Tibbs is co-author on one paper from this work and a second publication is also in preparation. This past summer, Tibbs worked in Michael Murrell’s lab at the Laboratory of Living Materials at Yale University within the department of biomedical engineering. This summer, he will be working at the National Institute of Standards and Technology.
"Undergraduates like me know that the earlier they can be exposed to research, the more prepared they will be to succeed in projects of their own,” Tibbs said. “Being involved in a wide variety of research allows students and professors alike to gain experience in more techniques, and to apply those techniques in new and creative ways.

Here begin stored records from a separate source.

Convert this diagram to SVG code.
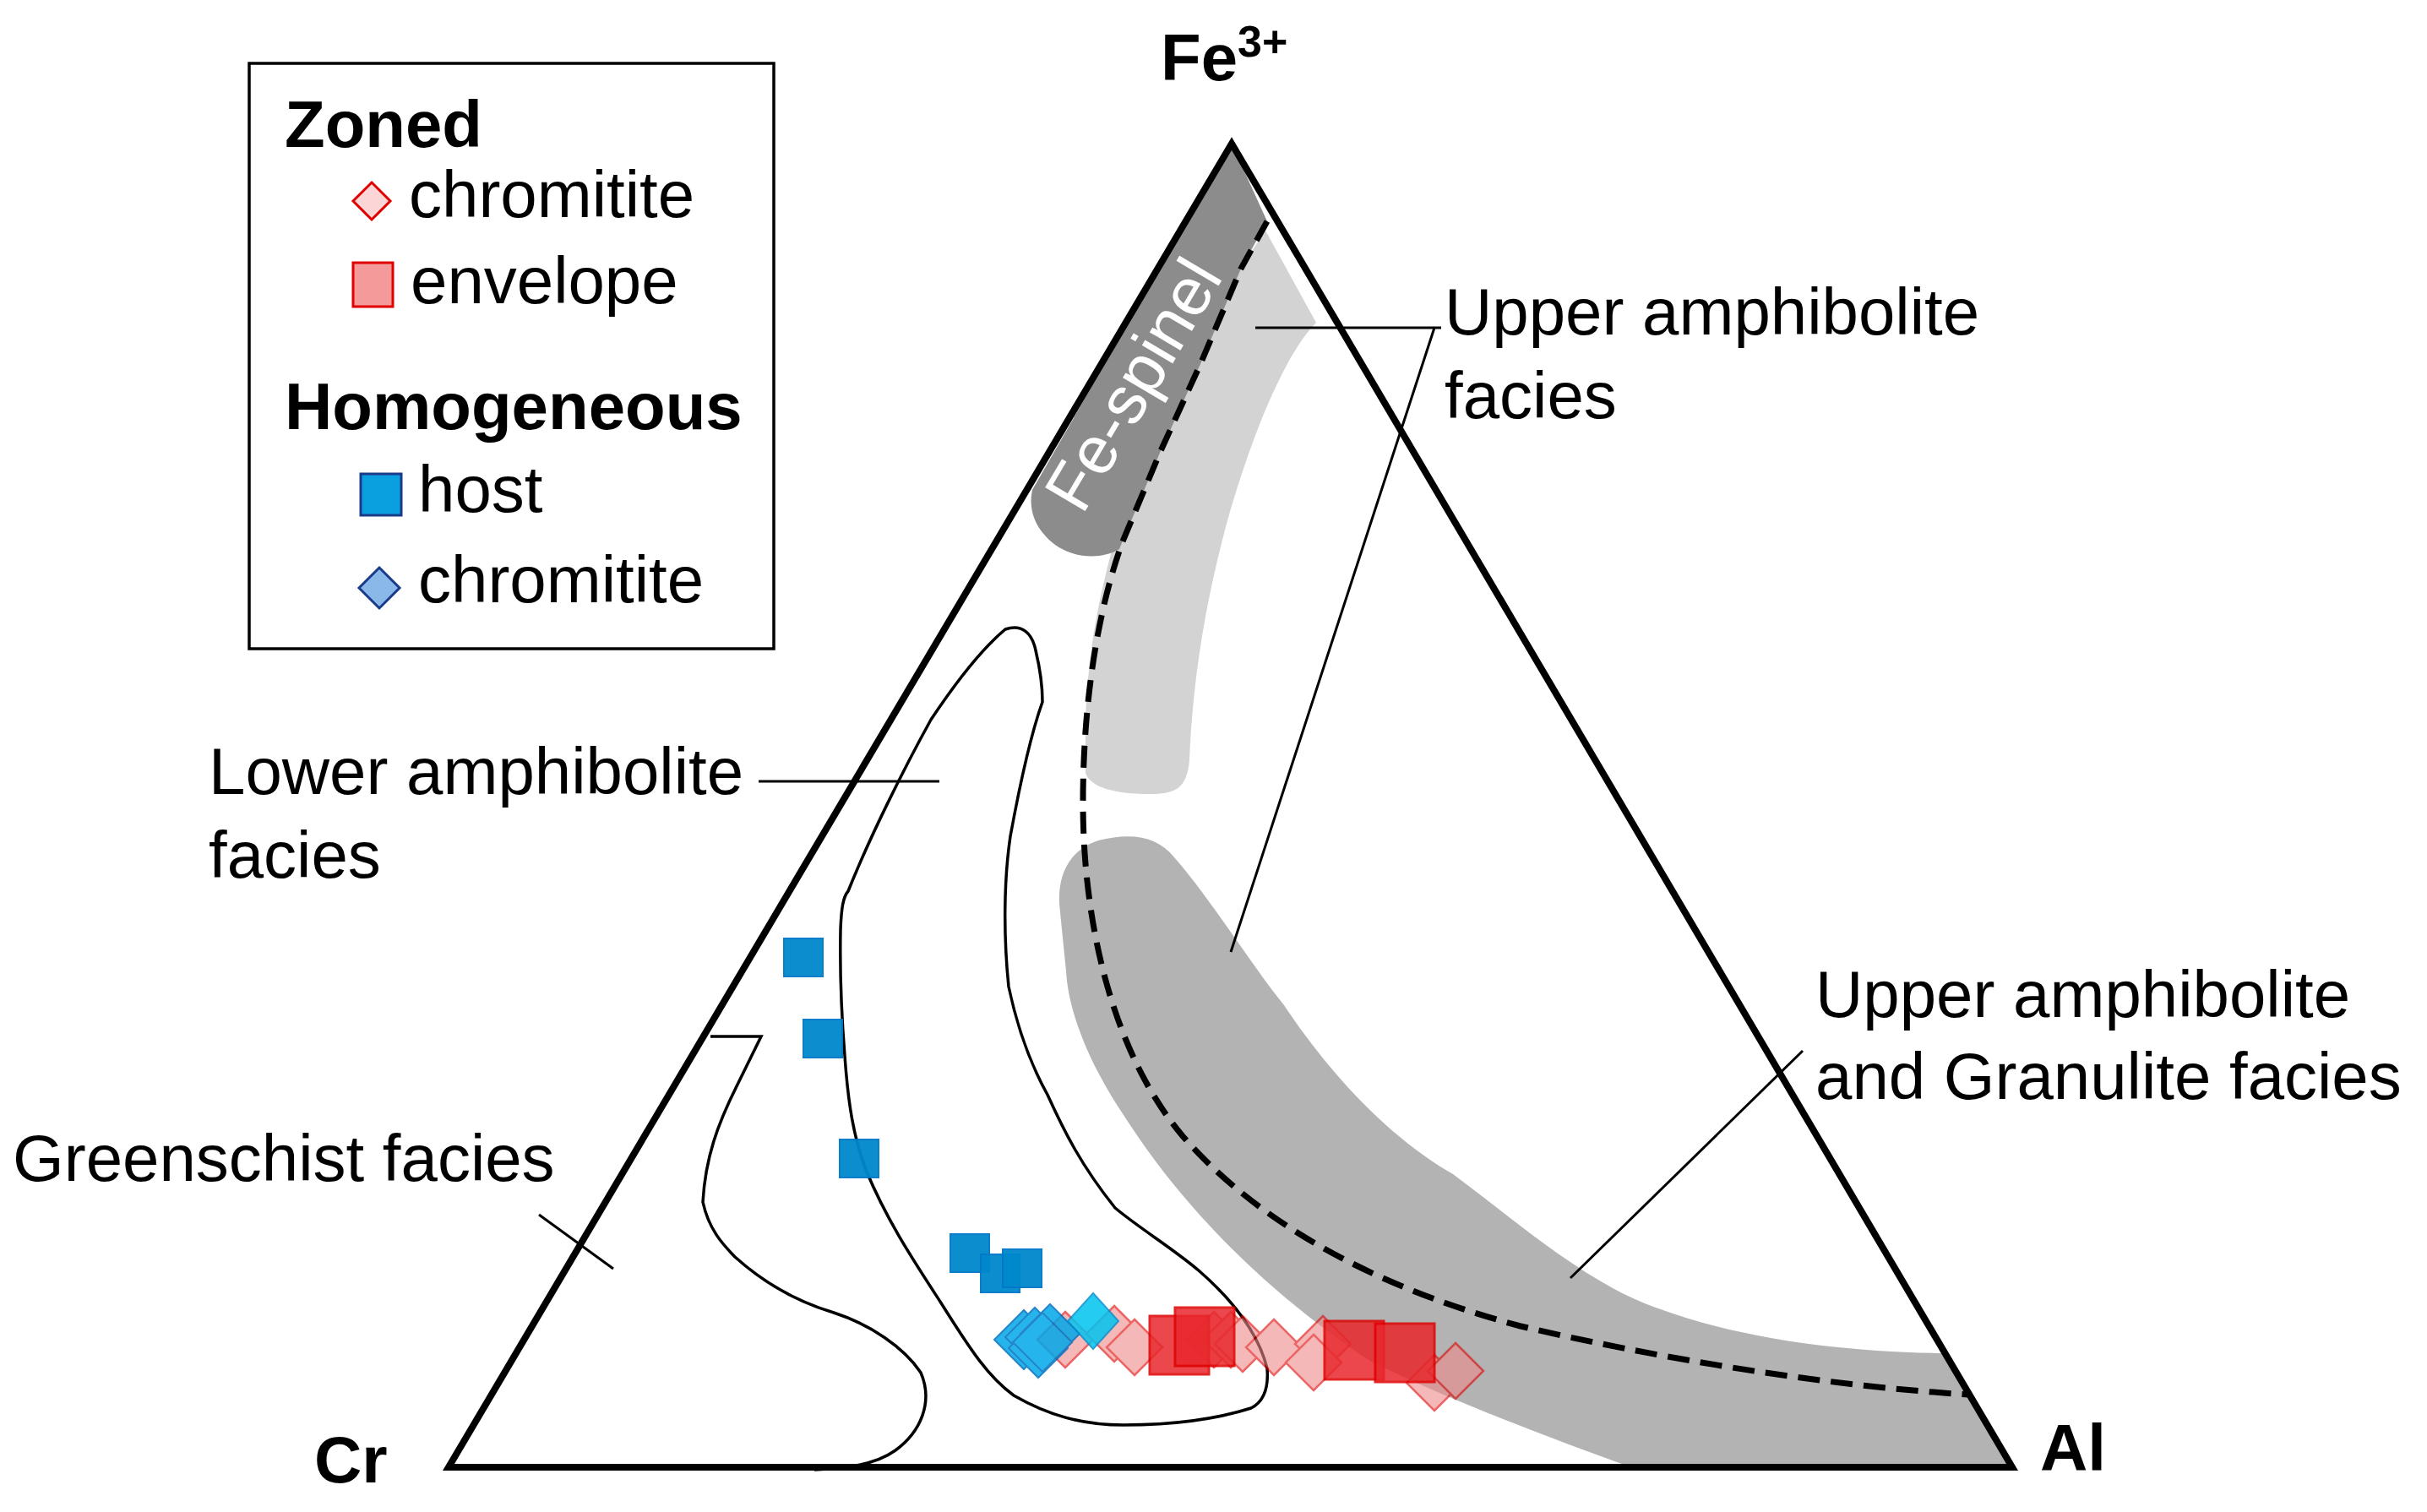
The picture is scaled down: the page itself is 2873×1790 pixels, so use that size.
<svg xmlns="http://www.w3.org/2000/svg" width="2873" height="1790" viewBox="0 0 2873 1790">
<style>
text{font-family:"Liberation Sans",Arial,sans-serif;fill:#000}
.lbl{font-size:78px}
.b{font-weight:bold}
.thin{fill:none;stroke:#000;stroke-width:3.5}
.lead{fill:none;stroke:#000;stroke-width:3}
.hs{fill:#0088cc;stroke:#0077c8;stroke-width:2;opacity:0.95}
.bd{fill:#00a8e8;stroke:#0070c0;stroke-width:2;opacity:0.85}
.rs{fill:#e8282d;stroke:#e00000;stroke-width:3;opacity:0.85}
.rd{fill:#f08a8a;stroke:#e00000;stroke-width:2.5;opacity:0.6}
</style>
<rect width="2873" height="1790" fill="#fff"/>
<g id="fields">
<path d="M1498,273 L1558,382 C1520,420 1480,520 1452,620 C1428,710 1412,800 1408,900 C1405,935 1390,940 1360,940 C1320,940 1290,932 1285,915 L1285,850 C1290,700 1340,560 1400,420 Z" fill="#d3d3d3"/>
<path d="M1300,995 C1340,985 1370,990 1390,1015 C1430,1060 1480,1140 1520,1190 C1580,1280 1650,1350 1720,1390 C1800,1450 1880,1520 1960,1548 C2060,1585 2180,1600 2298,1602 L2382,1737 L1931,1737 C1800,1690 1700,1650 1620,1610 C1500,1530 1400,1430 1330,1320 C1290,1260 1265,1200 1262,1150 L1254,1070 C1252,1030 1270,1005 1300,995 Z" fill="#b3b3b3"/>
<path d="M1458,170 L1500,262 L1469,318 L1421,431 L1373,536 L1325,650 C1300,665 1260,660 1238,635 C1222,618 1218,598 1222,580 Z" fill="#8c8c8c"/>
<g transform="translate(1341,455) rotate(-59.4)"><text x="0" y="28" text-anchor="middle" style="font-size:80px;fill:#fff">Fe-spinel</text></g>
<path class="thin" d="M841,1227 L901,1227 L872,1286 C850,1330 835,1370 832,1423 C840,1460 861,1478 870,1488 C900,1515 940,1540 987,1554 C1030,1568 1070,1595 1090,1625 C1105,1660 1090,1695 1060,1717 C1035,1735 1000,1738 964,1740"/>
<path class="thin" d="M1004,1055 C1030,990 1070,910 1102,852 C1130,810 1160,770 1190,745 C1210,738 1222,750 1226,770 C1232,795 1234,815 1234,831 C1220,870 1205,941 1196,990 C1188,1044 1188,1110 1194,1168 C1205,1220 1220,1260 1240,1296 C1260,1340 1280,1380 1320,1430 C1350,1455 1390,1479 1420,1505 C1460,1540 1490,1580 1500,1620 C1502,1645 1495,1660 1481,1667 C1440,1680 1390,1687 1330,1687 C1280,1687 1240,1675 1200,1652 C1170,1630 1150,1600 1113,1541 C1080,1490 1050,1445 1025,1385 C1010,1345 1004,1306 1000,1250 C996,1200 994,1150 995,1100 C996,1075 998,1062 1004,1055 Z"/>
<path fill="none" stroke="#000" stroke-width="7" stroke-dasharray="26,13" d="M1500,262 L1469,318 L1421,431 L1373,536 L1329,641 C1300,720 1282,830 1282,950 C1282,1100 1320,1250 1400,1345 C1500,1460 1650,1530 1800,1570 C1950,1605 2150,1640 2330,1651"/>
</g>
<g id="triangle"><path d="M1458,170 L2382,1737 L531,1737 Z" fill="none" stroke="#000" stroke-width="8" stroke-linejoin="miter"/></g>
<g id="data">
<rect class="hs" x="928" y="1111" width="46" height="45"/>
<rect class="hs" x="951" y="1207" width="46" height="45"/>
<rect class="hs" x="994" y="1349" width="46" height="45"/>
<rect class="hs" x="1125" y="1461" width="46" height="45"/>
<rect class="hs" x="1161" y="1485" width="46" height="45"/>
<rect class="hs" x="1187" y="1479" width="46" height="45"/>
<g class="rd">
<path d="M1261,1553 l33,33 l-33,33 l-33,-33 Z"/>
<path d="M1319,1546 l33,33 l-33,33 l-33,-33 Z"/>
<path d="M1343,1562 l33,33 l-33,33 l-33,-33 Z"/>
<path d="M1437,1553 l33,33 l-33,33 l-33,-33 Z"/>
<path d="M1457,1553 l33,33 l-33,33 l-33,-33 Z"/>
<path d="M1471,1558 l33,33 l-33,33 l-33,-33 Z"/>
<path d="M1508,1562 l33,33 l-33,33 l-33,-33 Z"/>
<path d="M1566,1558 l33,33 l-33,33 l-33,-33 Z"/>
<path d="M1555,1580 l33,33 l-33,33 l-33,-33 Z"/>
<path d="M1698,1604 l33,33 l-33,33 l-33,-33 Z"/>
<path d="M1723,1590 l33,33 l-33,33 l-33,-33 Z"/>
</g>
<rect class="rs" x="1361" y="1558" width="70" height="69"/>
<rect class="rs" x="1391" y="1548" width="70" height="69"/>
<rect class="rs" x="1568" y="1564" width="70" height="69"/>
<rect class="rs" x="1628" y="1567" width="70" height="69"/>
<g class="bd">
<path d="M1212,1551 l35,35 l-35,35 l-35,-35 Z"/>
<path d="M1225,1548 l35,35 l-35,35 l-35,-35 Z"/>
<path d="M1243,1544 l35,35 l-35,35 l-35,-35 Z"/>
<path d="M1229,1561 l35,35 l-35,35 l-35,-35 Z"/>
<path d="M1234,1554 l35,35 l-35,35 l-35,-35 Z"/>
</g>
<path d="M1294,1531 l30,33 l-30,33 l-30,-33 Z" fill="#00c4f0" stroke="#0090d0" stroke-width="2" opacity="0.85"/>
</g>
<g id="legend">
<rect x="295" y="75" width="621" height="693" fill="none" stroke="#000" stroke-width="3.5"/>
<text x="337" y="174" class="lbl b">Zoned</text>
<path d="M440,216 l22,22 l-22,22 l-22,-22 Z" fill="#fcd6d6" stroke="#e00000" stroke-width="3"/>
<text x="484" y="257" class="lbl">chromitite</text>
<rect x="418" y="311" width="47" height="52" fill="#f59a9a" stroke="#e00000" stroke-width="3"/>
<text x="486" y="359" class="lbl">envelope</text>
<text x="337" y="508" class="lbl b">Homogeneous</text>
<rect x="427" y="561" width="48" height="49" fill="#0aa0e0" stroke="#1a3a8a" stroke-width="3"/>
<text x="495" y="606" class="lbl">host</text>
<path d="M449,672 l24,24 l-24,24 l-24,-24 Z" fill="#8ab8e8" stroke="#1a3a8a" stroke-width="3"/>
<text x="495" y="713" class="lbl">chromitite</text>
</g>
<g id="labels">
<text x="1374" y="95" class="lbl b">Fe<tspan dy="-28" style="font-size:52px">3+</tspan></text>
<text x="372" y="1755" class="lbl b">Cr</text>
<text x="2415" y="1741" class="lbl b">Al</text>
<text x="1710" y="396" class="lbl">Upper amphibolite</text>
<text x="1710" y="495" class="lbl">facies</text>
<text x="247" y="940" class="lbl">Lower amphibolite</text>
<text x="247" y="1039" class="lbl">facies</text>
<text x="15" y="1398" class="lbl">Greenschist facies</text>
<text x="2149" y="1204" class="lbl">Upper amphibolite</text>
<text x="2149" y="1301" class="lbl">and Granulite facies</text>
</g>
<g id="connectors">
<path class="lead" d="M1486,388 L1706,388 M1698,388 L1457,1127"/>
<path class="lead" d="M898,925 L1112,925"/>
<path class="lead" d="M638,1438 L726,1502"/>
<path class="lead" d="M2134,1244 L1859,1513"/>
</g>
</svg>
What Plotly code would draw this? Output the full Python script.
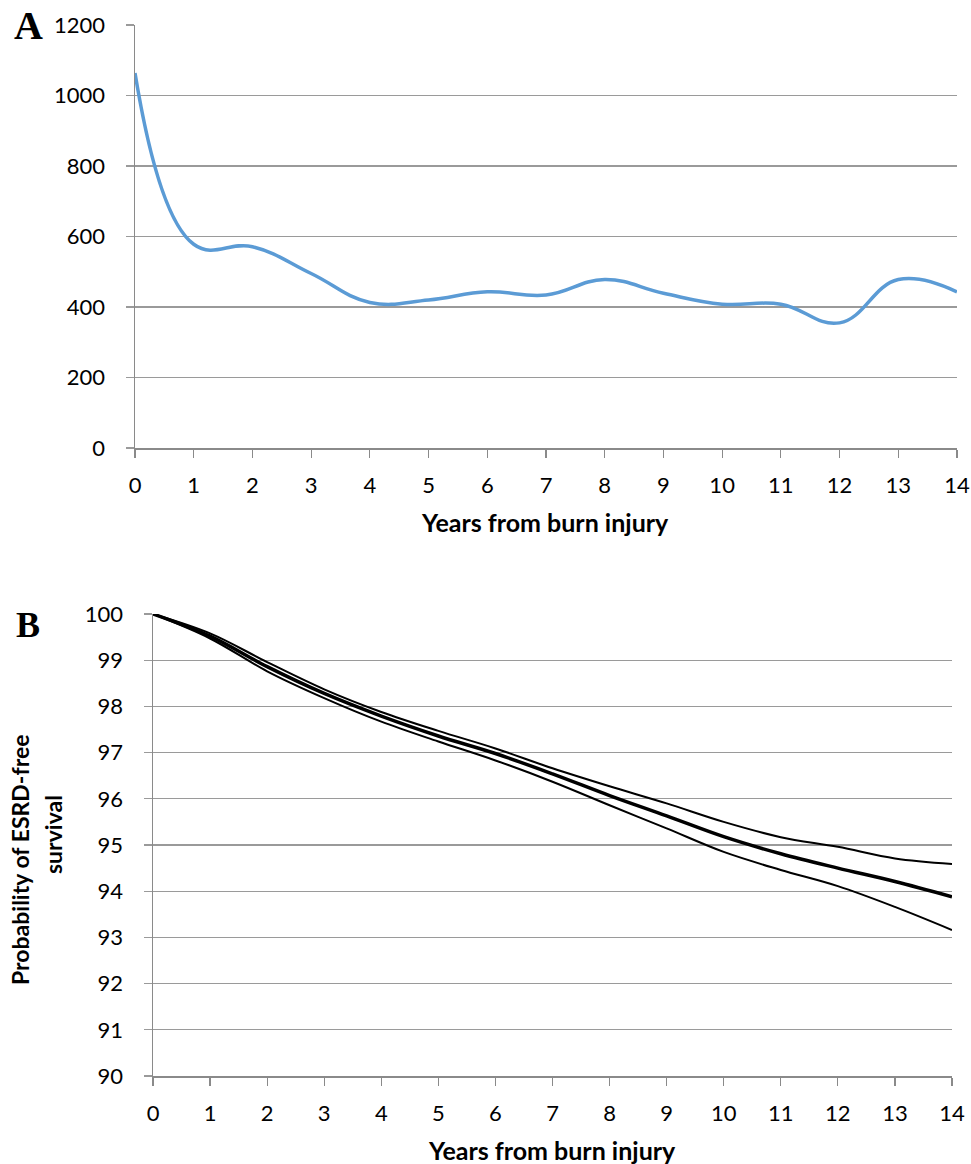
import plotly.graph_objects as go

# ---------------- data ----------------
years = list(range(0, 15))
panel_a_values = [1064, 578, 571, 495, 413, 420, 443, 434, 478, 439, 408, 408, 355, 478, 443]

panel_b_mid = [100.0, 99.52, 98.86, 98.28, 97.79, 97.36, 96.98, 96.54, 96.07, 95.63, 95.18, 94.81, 94.50, 94.21, 93.88]
panel_b_upper = [100.0, 99.58, 98.96, 98.37, 97.88, 97.47, 97.09, 96.66, 96.27, 95.90, 95.50, 95.17, 94.96, 94.71, 94.59]
panel_b_lower = [100.0, 99.47, 98.76, 98.18, 97.67, 97.24, 96.83, 96.37, 95.86, 95.36, 94.85, 94.46, 94.11, 93.66, 93.16]

a_yticks = [0, 200, 400, 600, 800, 1000, 1200]
b_yticks = list(range(90, 101))
x_title = "Years from burn injury"
b_ytitle_lines = ["Probability of ESRD-free", "survival"]

# ---------------- figure ----------------
W, H = 971, 1164
FONT = "Lato"
GRID = "#9a9a9a"
AXIS = "#8a8a8a"

fig = go.Figure()

fig.add_trace(go.Scatter(
    x=years, y=panel_a_values, mode="lines",
    line=dict(color="#5B9BD5", width=3.5, shape="spline", smoothing=1.2),
    xaxis="x", yaxis="y", showlegend=False, hoverinfo="skip"))

for vals, w in [(panel_b_upper, 2), (panel_b_lower, 2), (panel_b_mid, 3.5)]:
    fig.add_trace(go.Scatter(
        x=years, y=vals, mode="lines",
        line=dict(color="black", width=w, shape="spline", smoothing=1.0),
        xaxis="x2", yaxis="y2", showlegend=False, hoverinfo="skip"))

def px_x(p):
    return p / W

def px_y(p):
    return 1 - p / H

common_x = dict(range=[0, 14], tickmode="array", tickvals=years, ticktext=[str(v) for v in years],
                showgrid=False, showline=True, linecolor=AXIS, linewidth=1.5,
                ticks="outside", ticklen=8, tickwidth=1.2, tickcolor=AXIS,
                tickfont=dict(family=FONT, size=22, color="black"), ticklabelstandoff=9,
                zeroline=False, fixedrange=True, automargin=False)
common_y = dict(showgrid=True, gridcolor=GRID, gridwidth=1.3, showline=True, linecolor=AXIS, linewidth=1.5,
                ticks="outside", ticklen=8, tickwidth=1.3, tickcolor=GRID,
                tickfont=dict(family=FONT, size=22, color="black"), ticklabelstandoff=16,
                zeroline=False, fixedrange=True, automargin=False)

fig.update_layout(
    width=W, height=H,
    margin=dict(l=0, r=0, t=0, b=0, pad=0, autoexpand=False),
    paper_bgcolor="white", plot_bgcolor="white",
    xaxis=dict(domain=[px_x(135), px_x(957)], anchor="y", **common_x),
    yaxis=dict(domain=[px_y(448), px_y(25)], anchor="x", range=[0, 1200],
               tickvals=a_yticks, **common_y),
    xaxis2=dict(domain=[px_x(153), px_x(952)], anchor="y2", **common_x),
    yaxis2=dict(domain=[px_y(1076), px_y(614)], anchor="x2", range=[90, 100],
                tickvals=b_yticks, **common_y),
)

annos = [
    dict(text="<b>A</b>", x=px_x(28), y=px_y(25), font=dict(family="Liberation Serif", size=40, color="black")),
    dict(text="<b>B</b>", x=px_x(28), y=px_y(625), font=dict(family="Liberation Serif", size=36, color="black")),
    dict(text="<b>" + x_title + "</b>", x=px_x(545), y=px_y(522), font=dict(family=FONT, size=25, color="black")),
    dict(text="<b>" + x_title + "</b>", x=px_x(552), y=px_y(1150), font=dict(family=FONT, size=25, color="black")),
    dict(text="<b>" + b_ytitle_lines[0] + "</b>", x=px_x(20), y=px_y(860), textangle=-90,
         font=dict(family=FONT, size=23, color="black")),
    dict(text="<b>" + b_ytitle_lines[1] + "</b>", x=px_x(53), y=px_y(835), textangle=-90,
         font=dict(family=FONT, size=23, color="black")),
]
for a in annos:
    fig.add_annotation(xref="paper", yref="paper", showarrow=False,
                       xanchor="center", yanchor="middle", **a)

fig.write_html(
    "out.html",
    config={"displayModeBar": False, "staticPlot": True},
    post_script="document.body.style.margin='0';document.body.style.padding='0';"
                "document.body.style.overflow='hidden';",
)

This will benefit the universities and researchers involved, as well as the general public who benefits from this research, for years to come.”
The Goldwater Scholarship Program, honoring Sen. Barry Goldwater, fosters and encourages outstanding students to pursue careers in the fields of mathematics, the natural sciences and engineering. The Goldwater Scholarship is the preeminent undergraduate award in these fields.
In the past 12 years, UNI students have received two Goldwater Scholarships and four honorable mentions. Some of these students have gone on to win additional nationally competitive awards and are research active in their current positions.